47 to separate between the unclean and the clean, and between the edible creature and the creature which is not to be eaten.
Here we have the purpose clause. Why was this comprehensive law given? It was given "to separate," or as some translations have it, "to make a distinction." This is the heart of the matter. The law functions as a grid, a filter through which the Israelite was to view the world. The fundamental distinction is between the unclean and the clean. This is a ritual or ceremonial category, not an inherently moral one. A pig is not sinful; it is just being a pig. But for Israel, it was designated as unclean, meaning it was not to be incorporated into the life of God's holy people. This first distinction is then restated with a practical application: "between the edible creature and the creature which is not to be eaten." The ritual status determines the practical response.
This act of separating was a constant, tangible reminder of Israel's unique calling. The nations around them ate everything. They did not make these distinctions. But Israel was called to be different, set apart. Their diet was a daily uniform, marking them out as the people of Yahweh. This was a kindergarten lesson in holiness. Before they could grasp the deep spiritual truths of separating from the world's idolatry and immorality, they had to learn to separate the shrimp from the salmon. The physical lesson paved the way for the spiritual reality. In Christ, this entire system of shadows finds its substance. He is the one who truly separates the clean from the unclean, not by what goes into a man's mouth, but by what comes out of his heart (Mark 7:19-20). He creates a new people, separated not by diet, but by regeneration and faith.
Application
So what does a 21st-century Christian, who enjoys a bacon cheeseburger with a side of calamari, do with a text like this? First, we rejoice. We rejoice that Christ has fulfilled the law and cleansed all things, freeing our consciences from these ceremonial burdens. We are not under the old covenant administration. As Peter was told on the rooftop, "What God has made clean, do not call common" (Acts 10:15). Our fellowship is not restricted by menus, and we must resist any new form of "food righteousness" that seeks to bind the consciences of believers with man-made rules about what is and is not holy to eat.

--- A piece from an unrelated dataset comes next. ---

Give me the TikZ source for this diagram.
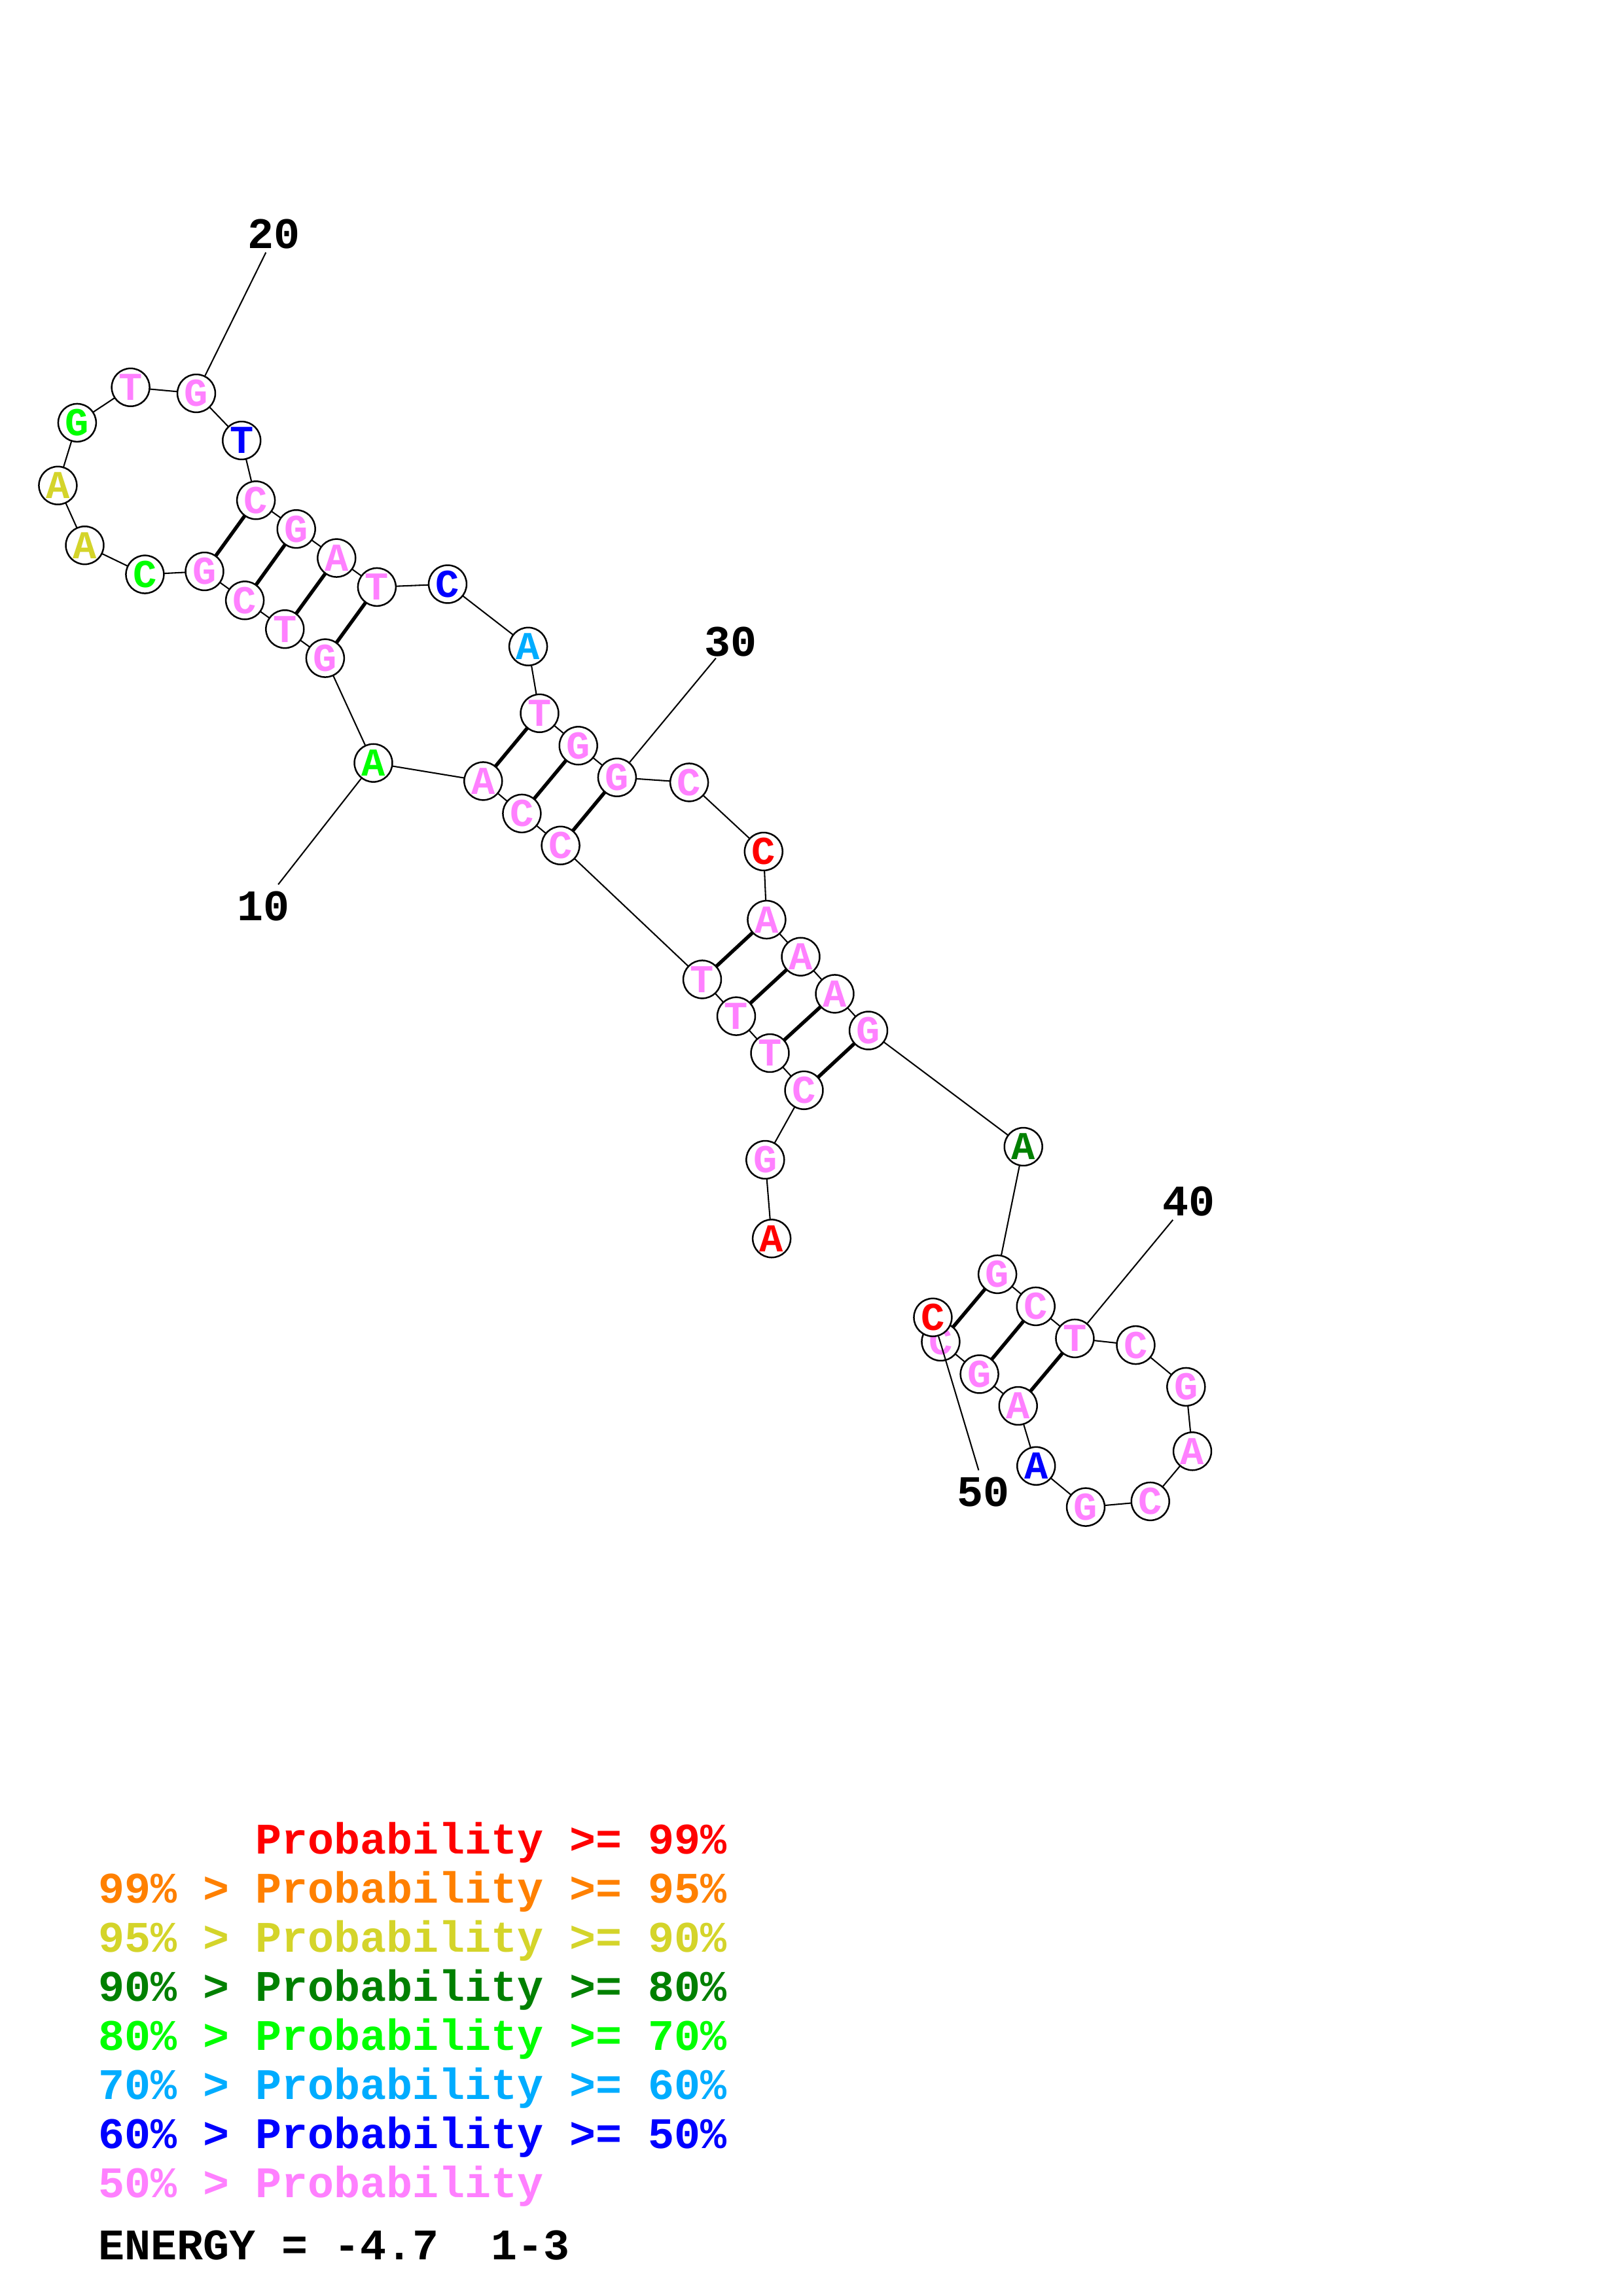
\documentclass[tikz,border=0pt]{standalone}
\usepackage{fontspec}
\newfontfamily\monob{Liberation Mono}
\usetikzlibrary{backgrounds}
\definecolor{cRed}{RGB}{255,0,0}
\definecolor{cOrange}{RGB}{255,128,0}
\definecolor{cYellow}{RGB}{212,212,42}
\definecolor{cDkGreen}{RGB}{0,128,0}
\definecolor{cGreen}{RGB}{0,255,0}
\definecolor{cCyan}{RGB}{0,172,255}
\definecolor{cBlue}{RGB}{0,0,255}
\definecolor{cPink}{RGB}{255,128,255}
\tikzset{
  base/.style={circle, draw=black, line width=0.6pt, fill=white, minimum size=13.9pt, inner sep=0pt,
    font=\monob\bfseries\fontsize{14.5}{14.5}\selectfont},
  bb/.style={line width=0.5pt},
  bp/.style={line width=1.3pt},
  lbl/.style={font=\monob\bfseries\fontsize{16}{16}\selectfont, inner sep=0pt},
  leg/.style={font=\monob\bfseries\fontsize{16}{16}\selectfont, inner sep=0pt, anchor=base west}
}
\begin{document}
\begin{tikzpicture}[x=0.24pt, y=-0.24pt]
\useasboundingbox (0,0) rectangle (2479,3508);
% nucleotides
\node[base, text=cRed]     (n1)  at (1179.1,1892.3) {A};
\node[base, text=cPink]    (n2)  at (1169.3,1772.0) {G};
\node[base, text=cPink]    (n3)  at (1228.5,1665.8) {C};
\node[base, text=cPink]    (n4)  at (1176.5,1609.0) {T};
\node[base, text=cPink]    (n5)  at (1125.0,1552.6) {T};
\node[base, text=cPink]    (n6)  at (1073.0,1496.4) {T};
\node[base, text=cPink]    (n7)  at (856.6,1291.8) {C};
\node[base, text=cPink]    (n8)  at (797.4,1242.9) {C};
\node[base, text=cPink]    (n9)  at (738.3,1193.4) {A};
\node[base, text=cGreen]   (n10) at (570.5,1165.7) {A};
\node[base, text=cPink]    (n11) at (496.9,1005.6) {G};
\node[base, text=cPink]    (n12) at (435.3,961.2) {T};
\node[base, text=cPink]    (n13) at (374.1,917.3) {C};
\node[base, text=cPink]    (n14) at (312.5,873.0) {G};
\node[base, text=cGreen]   (n15) at (221.4,877.6) {C};
\node[base, text=cYellow]  (n16) at (129.5,833.2) {A};
\node[base, text=cYellow]  (n17) at (88.4,741.8) {A};
\node[base, text=cGreen]   (n18) at (117.9,645.9) {G};
\node[base, text=cPink]    (n19) at (199.6,591.8) {T};
\node[base, text=cPink]    (n20) at (300.0,601.0) {G};
\node[base, text=cBlue]    (n21) at (369.2,673.0) {T};
\node[base, text=cPink]    (n22) at (391.1,764.3) {C};
\node[base, text=cPink]    (n23) at (452.7,808.2) {G};
\node[base, text=cPink]    (n24) at (514.3,852.6) {A};
\node[base, text=cPink]    (n25) at (575.9,896.9) {T};
\node[base, text=cBlue]    (n26) at (684.0,892.5) {C};
\node[base, text=cCyan]    (n27) at (807.1,987.8) {A};
\node[base, text=cPink]    (n28) at (824.5,1089.8) {T};
\node[base, text=cPink]    (n29) at (883.7,1139.3) {G};
\node[base, text=cPink]    (n30) at (942.9,1187.8) {G};
\node[base, text=cPink]    (n31) at (1053.1,1195.4) {C};
\node[base, text=cRed]     (n32) at (1166.8,1301.0) {C};
\node[base, text=cPink]    (n33) at (1171.4,1405.1) {A};
\node[base, text=cPink]    (n34) at (1223.5,1461.7) {A};
\node[base, text=cPink]    (n35) at (1275.5,1518.4) {A};
\node[base, text=cPink]    (n36) at (1327.0,1574.5) {G};
\node[base, text=cDkGreen] (n37) at (1563.7,1752.0) {A};
\node[base, text=cPink]    (n38) at (1524.1,1946.9) {G};
\node[base, text=cPink]    (n39) at (1582.7,1995.9) {C};
\node[base, text=cPink]    (n40) at (1642.4,2044.9) {T};
\node[base, text=cPink]    (n41) at (1735.4,2055.1) {C};
\node[base, text=cPink]    (n42) at (1812.3,2118.9) {G};
\node[base, text=cPink]    (n43) at (1822.0,2217.3) {A};
\node[base, text=cPink]    (n44) at (1757.7,2293.9) {C};
\node[base, text=cPink]    (n45) at (1659.0,2302.6) {G};
\node[base, text=cBlue]    (n46) at (1583.2,2239.8) {A};
\node[base, text=cPink]    (n47) at (1555.7,2148.0) {A};
\node[base, text=cPink]    (n48) at (1496.6,2099.5) {G};
\node[base, text=cPink]    (n49) at (1437.4,2050.0) {C};
\node[base, text=cRed]     (n50) at (1425.4,2012.8) {C};
% backbone and pairs
\begin{scope}[on background layer]
\fill[white] (0,0) rectangle (2479,3508);
\draw[bb] (n1.center)
  \foreach \i in {2,...,50} { -- (n\i.center) };
\foreach \a/\b in {22/14,23/13,24/12,25/11,28/9,29/8,30/7,33/6,34/5,35/4,36/3,38/49,39/48,40/47}
  \draw[bp] (n\a.center) -- (n\b.center);
\end{scope}
% number labels
\node[lbl] (t10) at (402.7,1385.0) {10};
\node[lbl] (t20) at (418.8,357.1) {20};
\node[lbl] (t30) at (1116.3,980.1) {30};
\node[lbl] (t40) at (1816.3,1835.7) {40};
\node[lbl] (t50) at (1502.9,2279.6) {50};
\coordinate (e10) at (425.1,1351.4);
\coordinate (e20) at (406.3,385.7);
\coordinate (e30) at (1093.9,1005.6);
\coordinate (e40) at (1792.2,1863.8);
\coordinate (e50) at (1495.4,2246.4);
\foreach \k in {10,20,30,40,50}
  \draw[bb] (e\k) -- (n\k);
% legend
\node[leg, text=cRed]     (g1) at (390.1,2832.7) {Probability >= 99\%};
\node[leg, text=cOrange]  (g2) at (150,2907.7) {99\% > Probability >= 95\%};
\node[leg, text=cYellow]  (g3) at (150,2982.7) {95\% > Probability >= 90\%};
\node[leg, text=cDkGreen] (g4) at (150,3057.7) {90\% > Probability >= 80\%};
\node[leg, text=cGreen]   (g5) at (150,3132.7) {80\% > Probability >= 70\%};
\node[leg, text=cCyan]    (g6) at (150,3207.7) {70\% > Probability >= 60\%};
\node[leg, text=cBlue]    (g7) at (150,3282.7) {60\% > Probability >= 50\%};
\node[leg, text=cPink]    (g8) at (150,3357.7) {50\% > Probability};
\node[leg, text=black]    (g9) at (150,3452.6) {ENERGY = -4.7~~1-3};
\end{tikzpicture}
\end{document}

But second, we must learn the lesson the law was designed to teach. The principle of separation is not obsolete. While the application has changed, the command to be holy as God is holy remains (1 Pet 1:16). We are no longer called to separate clean animals from unclean animals, but we are most certainly called to separate truth from error, wisdom from folly, and righteousness from sin. We are to make careful distinctions in our doctrine, in our ethics, and in our entertainment. We are to be a people set apart, not by our diet, but by our devotion to Christ and our obedience to His Word. The world still loves to eat whatever it wants, not just physically but spiritually and morally. We are called to have a more discerning palate. The law of Leviticus was a picture, a type. Now that the reality has come in Christ, we are responsible to live out the substance of that picture with even greater diligence. We must be those who, by reason of use, have our senses exercised to discern both good and evil (Heb 5:14).